More Cohen to finish. In jazz, covers occupy such a different place from rock, and interpretation of - or improvisation on - familiar tunes are often central to the enterprise. Barb Jungr, I believe, is one of the finest interpretative singers around today. The bands she assembles around her are always immaculate, but it's ultimately all about the voice. Specialising in songs that began life with a male vocal (her album 'The Men I Love' is subtitled the New American Songbook and has her performing songs by, among others, David Byrne, Paul Simon and Bruce Springsteen), she has a particular affinity with Bob Dylan and the forthcoming album 'Hard Rain' is a selection of Dylan and Cohen tracks.

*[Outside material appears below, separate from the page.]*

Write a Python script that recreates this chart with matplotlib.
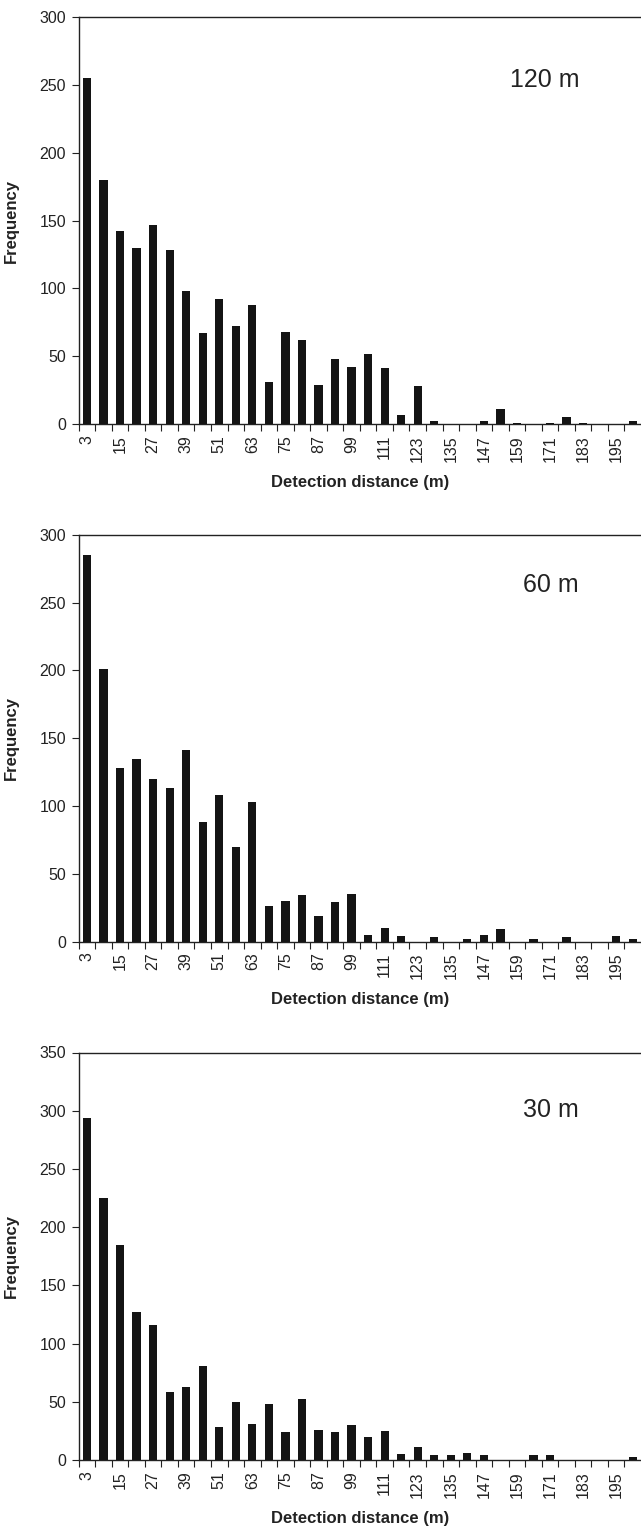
import matplotlib.pyplot as plt
import numpy as np

plt.rcParams['font.family'] = ['Liberation Sans', 'DejaVu Sans']

# detection distance classes (m), 6 m bins
distances = [3, 9, 15, 21, 27, 33, 39, 45, 51, 57, 63, 69, 75, 81, 87, 93, 99,
             105, 111, 117, 123, 129, 135, 141, 147, 153, 159, 165, 171, 177,
             183, 189, 195, 201]

freq_120 = [255, 180, 142, 130, 147, 128, 98, 67, 92, 72, 88, 31, 68, 62, 29, 48, 42,
            52, 41, 7, 28, 2, 0, 0, 2, 11, 1, 0, 1, 5, 1, 0, 0, 2]
freq_60 = [285, 201, 128, 135, 120, 113, 141, 88, 108, 70, 103, 26, 30, 34, 19, 29, 35,
           5, 10, 4, 0, 3, 0, 2, 5, 9, 0, 2, 0, 3, 0, 0, 4, 2]
freq_30 = [294, 225, 185, 127, 116, 58, 63, 81, 28, 50, 31, 48, 24, 52, 26, 24, 30,
           20, 25, 5, 11, 4, 4, 6, 4, 0, 0, 4, 4, 0, 0, 0, 0, 3]

panel_labels = ["120 m", "60 m", "30 m"]
panel_ymax = [300, 300, 350]

W, H = 641, 1528
fig = plt.figure(figsize=(W / 100, H / 100), dpi=100)

# axes boxes in pixels: (top, bottom), plus label y position (px from top)
boxes = [(17.3, 424.0, 80), (535.0, 941.5, 585), (1052.5, 1460.0, 1110)]
left_px = 78.7

x = np.arange(len(distances))
for freqs, lab, ymax, (top, bot, lab_y) in zip([freq_120, freq_60, freq_30],
                                                panel_labels, panel_ymax, boxes):
    ax = fig.add_axes([left_px / W, 1 - bot / H, 1 - left_px / W, (bot - top) / H])
    ax.bar(x, freqs, width=0.5, color='#141414', zorder=3)
    ax.set_xlim(-0.5, len(distances) - 0.5)
    ax.set_ylim(0, ymax)
    ax.set_yticks(np.arange(0, ymax + 1, 50))
    ax.tick_params(axis='y', direction='out', length=5, width=0.8, pad=4,
                   labelsize=11.5, colors='#222222')

    # labels on every other class, tick marks between classes
    ax.set_xticks(x[::2])
    ax.set_xticklabels([str(d) for d in distances[::2]], rotation=90)
    ax.tick_params(axis='x', which='major', length=0, pad=8, labelsize=11.5,
                   colors='#222222')
    ax.set_xticks(np.arange(-0.5, len(distances) - 0.5, 1), minor=True)
    ax.tick_params(axis='x', which='minor', direction='out', length=5, width=0.8,
                   color='#222222')

    for s in ['left', 'bottom', 'top']:
        ax.spines[s].set_linewidth(1.0)
        ax.spines[s].set_color('#222222')
    ax.spines['right'].set_visible(False)

    ax.set_ylabel("Frequency", fontsize=12, fontweight='bold', color='#222222')
    ax.yaxis.set_label_coords((19 - left_px) / (W - left_px), 0.5)
    ax.set_xlabel("Detection distance (m)", fontsize=12, fontweight='bold',
                  color='#222222', va='center')
    ax.xaxis.set_label_coords(0.5, -58 / (bot - top))

    fig.text(579 / W, 1 - lab_y / H, lab, fontsize=18, ha='right', va='center',
             color='#222222')

plt.savefig("out.png", dpi=100)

There is nothing 'masculine' about her voice - I think it's more to do with the sometimes bruised, sometimes belligerent determination in the tracks chosen - they are a great match for her measured delivery and fearsomely precise diction. I'd go as far as to say that she communicates equality and strength as she makes these songs her own. This preview clip is Cohen's 'Who by Fire'. I'm seeing her live (again) this weekend, performing this record, and I'll report back.



1 comment:

  1. Excellent stuff.

    My two favourite covers are the Futureheads' version of "Hounds of Love", and Chris Thile taking on the White Stripes' "Dead Leaves and The Dirty Ground".